Attempts by Chinese firms to invest in Greenland infrastructure projects have so far been less successful, including an attempt by a Chinese construction firm to bid on airport refurbishment projects which was thwarted by Denmark, with prompting by Washington, in 2018 after Denmark agreed to partially underwrite the project, a move which prompted criticism in Greenland about Danish government overreach. There was also an unsuccessful 2016 attempt by General Nice to obtain an abandoned US-built naval facility at Kangilinnguit (Grønnedal), which was halted by Copenhagen out of fears of offending Washington.

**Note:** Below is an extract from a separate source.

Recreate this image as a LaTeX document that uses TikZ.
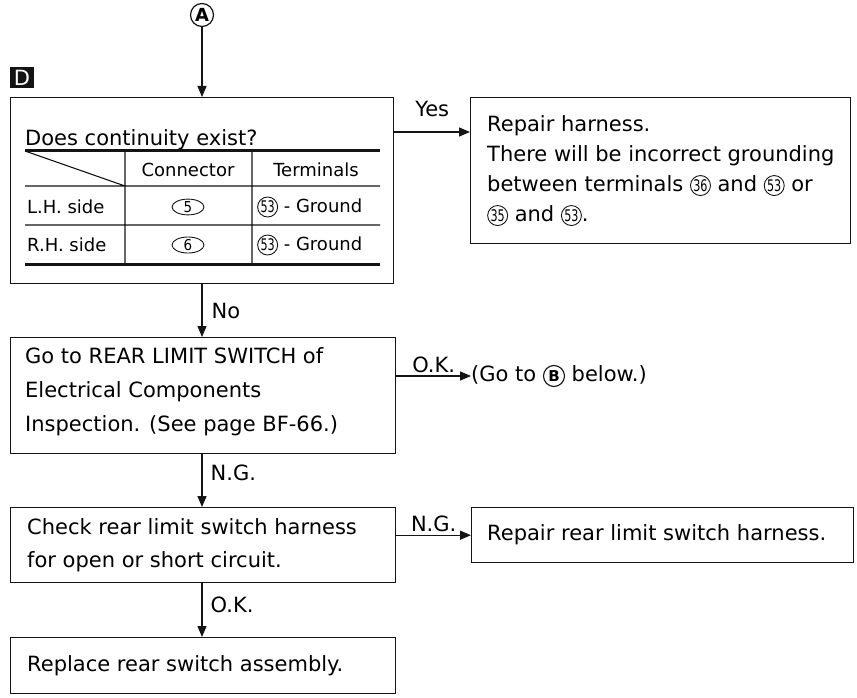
\documentclass[tikz,border=0pt]{standalone}
\usepackage{fontspec}
\setmainfont{DejaVu Sans}
\usepackage{xcolor}
\usepackage{tikz}
\usetikzlibrary{positioning, arrows.meta, shapes.geometric}
\definecolor{inkblack}{HTML}{141414}

\newcommand{\circnum}[1]{\tikz[baseline=(cn.base)]\node[draw=inkblack, circle,
  line width=0.9pt, inner sep=0pt, minimum size=20pt,
  font=\fontsize{16}{16}\selectfont] (cn) {\scalebox{0.7}[1]{#1}};}
\newcommand{\ovalnum}[1]{\tikz[baseline=(on.base)]\node[draw=inkblack, ellipse,
  line width=0.9pt, inner sep=0pt, minimum width=32pt, minimum height=15pt,
  font=\fontsize{15}{15}\selectfont] (on) {\scalebox{0.9}[1]{#1}};}
\newcommand{\circlet}[1]{\tikz[baseline=(cl.base)]\node[draw=inkblack, circle,
  line width=1.1pt, inner sep=0pt, minimum size=21pt,
  font=\bfseries\fontsize{15}{15}\selectfont] (cl) {#1};}

\begin{document}
\begin{tikzpicture}[x=1pt, y=-1pt,
  flowbox/.style={draw=inkblack, line width=1.4pt, anchor=north west, inner sep=0pt},
  txt/.style={align=left, inner sep=0pt, font=\fontsize{21}{33}\selectfont},
  cell/.style={inner sep=0pt, font=\fontsize{18}{20}\selectfont},
  lab/.style={inner sep=2pt, font=\fontsize{21}{22}\selectfont},
  arr/.style={draw=inkblack, line width=1.3pt, -{Triangle[length=11pt, width=9pt]}},
  rule/.style={draw=inkblack, line width=1.1pt},
  heavyrule/.style={draw=inkblack, line width=3pt}]

  \useasboundingbox (0,0) rectangle (857,698);

  \node[draw=inkblack, circle, line width=1.2pt, inner sep=0pt, minimum size=23pt,
        font=\bfseries\fontsize{18}{18}\selectfont] (ptA) at (202,15) {A};
  \node[fill=inkblack, text=white, inner sep=0pt, minimum width=24pt, minimum height=21pt,
        font=\fontsize{21}{21}\selectfont] (tagD) at (22,78) {D};

  \node[flowbox, minimum width=383pt, minimum height=186pt] (q1) at (10,97) {};
  \node[txt, anchor=west] (t1) at (25,140) {Does continuity exist?};

  \draw[heavyrule] (25,151) -- (380,151) (25,264) -- (380,264);
  \draw[rule] (25,186) -- (380,186) (25,225) -- (380,225)
              (125,151) -- (125,264) (252,151) -- (252,264) (25,151) -- (125,186);
  \node[cell] (hCon) at (188,170) {Connector};
  \node[cell] (hTer) at (316,170) {Terminals};
  \node[cell, anchor=west] (lhs) at (27,207) {L.H. side};
  \node[cell, anchor=west] (rhs) at (27,245) {R.H. side};
  \node[cell] (con5) at (188,207) {\ovalnum{5}};
  \node[cell] (con6) at (188,245) {\ovalnum{6}};
  \node[cell, anchor=west] (gnd1) at (257,207) {\circnum{53} - Ground};
  \node[cell, anchor=west] (gnd2) at (257,245) {\circnum{53} - Ground};

  \node[flowbox, minimum width=380pt, minimum height=146pt] (q2) at (470,97) {};
  \node[txt, font=\fontsize{21}{30}\selectfont, right=17pt of q2.west] (t2)
    {Repair harness.\\There will be incorrect grounding\\between terminals
     \circnum{36} and \circnum{53} or\\\circnum{35} and \circnum{53}.};

  \node[flowbox, minimum width=385pt, minimum height=116pt] (q3) at (10,337) {};
  \node[txt, font=\fontsize{21}{34}\selectfont, right=15pt of q3.west, yshift=4pt] (t3)
    {Go to REAR LIMIT SWITCH of\\Electrical Components\\Inspection. (See page BF-66.)};
  \node[txt, anchor=west] (goto) at (471,376) {(Go to \circlet{B} below.)};

  \node[flowbox, minimum width=385pt, minimum height=75pt] (q4) at (10,507) {};
  \node[txt, right=17pt of q4.west] (t4)
    {Check rear limit switch harness\\for open or short circuit.};

  \node[flowbox, minimum width=382pt, minimum height=55pt] (q6) at (471,507) {};
  \node[txt, right=16pt of q6.west] (t6) {Repair rear limit switch harness.};

  \node[flowbox, minimum width=385pt, minimum height=56pt] (q5) at (10,637) {};
  \node[txt, right=17pt of q5.west] (t5) {Replace rear switch assembly.};

  \draw[arr] (ptA) -- (ptA |- q1.north);
  \draw[arr] ([yshift=-35pt]q1.north east) -- node[lab, above=13pt] (lYes) {Yes}
             ([yshift=-35pt]q2.north west);
  \draw[arr] (q1.south -| ptA) -- node[lab, right=7pt] (lNo) {No} (q3.north -| ptA);
  \draw[arr] (q3.east |- goto.west) -- node[lab, above=1pt] (lOK1) {O.K.} (goto.west);
  \draw[arr] (q3.south -| ptA) -- node[lab, right=6pt, pos=0.35] (lNG1) {N.G.} (q4.north -| ptA);
  \draw[arr] (q4.east |- q6.west) -- node[lab, above=1pt] (lNG2) {N.G.} (q6.west);
  \draw[arr] (q4.south -| ptA) -- node[lab, right=6pt, pos=0.4] (lOK2) {O.K.} (q5.north -| ptA);
\end{tikzpicture}
\end{document}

Other possible Greenland investments by Chinese interests on the horizon include bidding for onshore oil and gas blocks and freshwater purchases. As well, Greenland may also factor into Chinese preparations to engage in maritime shipping via the Central Arctic Ocean once conditions permit, which may be sooner than anticipated. At present, the Arctic wing of China’s Belt and Road project has centred on energy and shipping in the Northern Sea Route connecting Asia to Europe via Siberia, but Beijing’s 2018 White Paper on Arctic policy suggested that China was preparing to make use of other emerging sea routes, including potentially over the North Pole.

China’s Greenland interests have not only caused consternation in Denmark, especially over whether Chinese investments may negatively effect Greenland’s future economic sovereignty, but the US has also begun to look at China’s Greenland activities as a looming threat to American Arctic policy. In this year’s Annual Report to Congress on Chinese military activities by the US Department of Defence, Chinese current and potential investments in Greenland were singled out as a possible Trojan horse for future military activities. As well, in a bloviating speech at the Arctic Council Ministerial meeting in Roveniemi, Finland, in May this year, US Secretary of State Mike Pompeo sought to elevate China, alongside Russia, as a primary challenger to regional security. In theory, for the US to obtain Greenland would effectively remove the issue of Chinese investment there.

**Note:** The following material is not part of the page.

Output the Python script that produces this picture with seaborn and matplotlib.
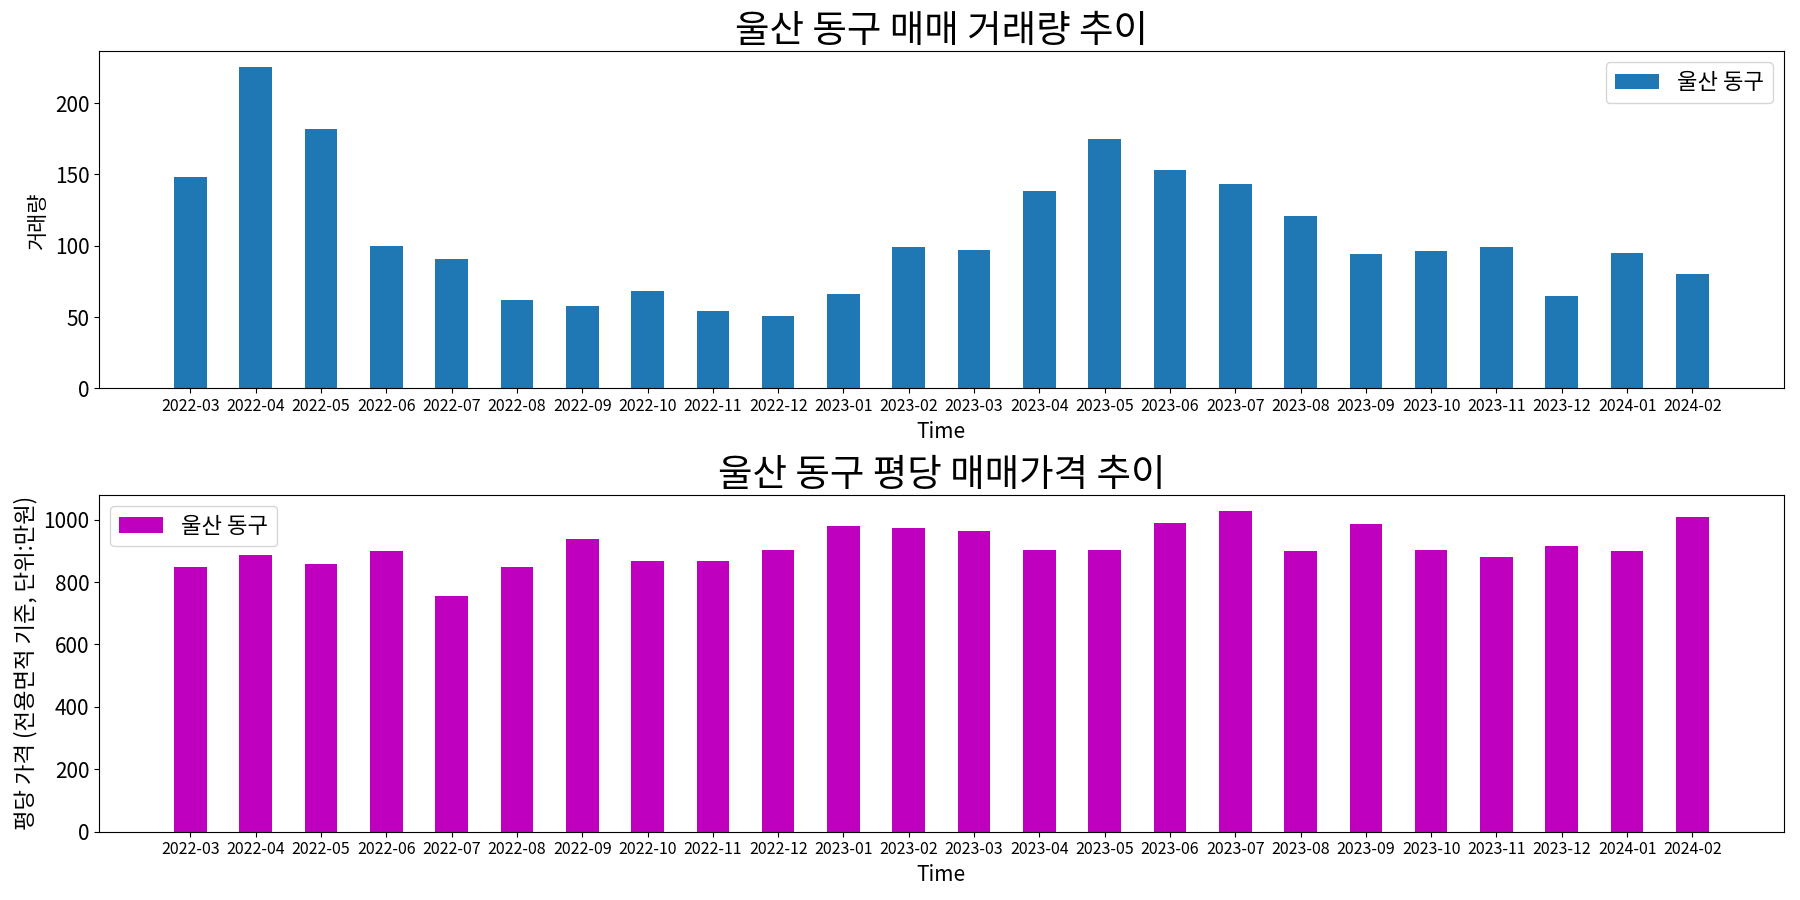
import numpy as np
import matplotlib
matplotlib.use("Agg")
import matplotlib.pyplot as plt
import seaborn as sns

months = ["2022-03", "2022-04", "2022-05", "2022-06", "2022-07", "2022-08",
          "2022-09", "2022-10", "2022-11", "2022-12", "2023-01", "2023-02",
          "2023-03", "2023-04", "2023-05", "2023-06", "2023-07", "2023-08",
          "2023-09", "2023-10", "2023-11", "2023-12", "2024-01", "2024-02"]
volume = [148, 225, 182, 100, 91, 62, 58, 68, 54, 51, 66, 99,
          97, 138, 175, 153, 143, 121, 94, 96, 99, 65, 95, 80]
price = [847, 888, 859, 898, 754, 847, 939, 869, 869, 904, 981, 974,
         962, 904, 904, 990, 1029, 901, 987, 904, 879, 917, 901, 1010]
region = "울산 동구"

plt.rcParams["font.family"] = ["Noto Sans CJK KR", "DejaVu Sans"]
plt.rcParams["axes.unicode_minus"] = False

fig, (ax1, ax2) = plt.subplots(2, 1, figsize=(18, 9), dpi=100)
fig.subplots_adjust(left=0.055, right=0.991, top=0.943, bottom=0.076, hspace=0.315)

# 거래량
sns.barplot(x=months, y=volume, color="#1f77b4", saturation=1, width=0.5,
            label=region, ax=ax1)
ax1.set_xlim(-1.4, len(months) + 0.4)
ax1.set_title(f"{region} 매매 거래량 추이", fontsize=27)
ax1.set_xlabel("Time", fontsize=15)
ax1.set_ylabel("거래량", fontsize=15)
ax1.tick_params(axis="y", labelsize=15)
ax1.tick_params(axis="x", labelsize=11.5)
ax1.legend(loc="upper right", fontsize=16)

# 평당 가격
sns.barplot(x=months, y=price, color="m", saturation=1, width=0.5,
            label=region, ax=ax2)
ax2.set_xlim(-1.4, len(months) + 0.4)
ax2.set_title(f"{region} 평당 매매가격 추이", fontsize=27)
ax2.set_xlabel("Time", fontsize=15)
ax2.set_ylabel("평당 가격 (전용면적 기준, 단위:만원)", fontsize=16)
ax2.tick_params(axis="y", labelsize=15)
ax2.tick_params(axis="x", labelsize=11.5)
ax2.legend(loc="upper left", fontsize=16)

fig.savefig("out.png")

As a recent book, How to Hide an Empire by Daniel Immerwahr, detailed, the United States has had at best a questionable track record in its policies towards its overseas holdings, and the controversial handling of Puerto Rico by the Trump government since the onset of that island’s economic crisis and post-2017 hurricane recovery, also provides little reassurance. As well, much of Greenland’s domestic politics are viewed as incompatible with American policy, including the island’s welfare state system, as one Greenlandic policymaker noted upon hearing of Trump’s purchase idea.

[Photo by Marc Lanteigne]

More crucially, the stance of the Trump government on climate change, which is essentially one of complete denial, is completely out of step not only with Greenland but also with the entire rest of the Arctic. At the Rovaniemi Arctic Council meeting, the event ended with no formal declaration for the first time, caused by a refusal by the American delegation to acknowledge climate change as a regional concern.

For Greenland, the climate change ‘debate’ is no debate at all, amid mounting evidence that altered weather and ice patterns in and around the country are having considerable environmental, socio-economic and even psychological effects. The Greenlandic Ice Sheet, which covers eighty percent of the island with an average thickness of over two kilometres, is losing mass at an accelerated rate in the last few decades, and this summer’s record hot temperatures in Europe were responsible for further ice melt in Greenland.

At the same time however, the loss of land and sea ice has opened up numerous possibilities for economic development in extractive industries, including mining and fossil fuels as well as fishing and potentially shipping. Thus it has been in Greenland’s interest to court many potential economic partners, including China, as the island’s economic potential continues to unlock. American sovereignty over Greenland, especially under current US foreign policy directions, would effectively end any hope of Nuuk attaining full control over its international and trade affairs, which for many Greenlanders is the proverbial brass ring. In the end, a much more plausible and viable outcome of Greenland independence may be non-alignment, albeit including a special relationship with Denmark.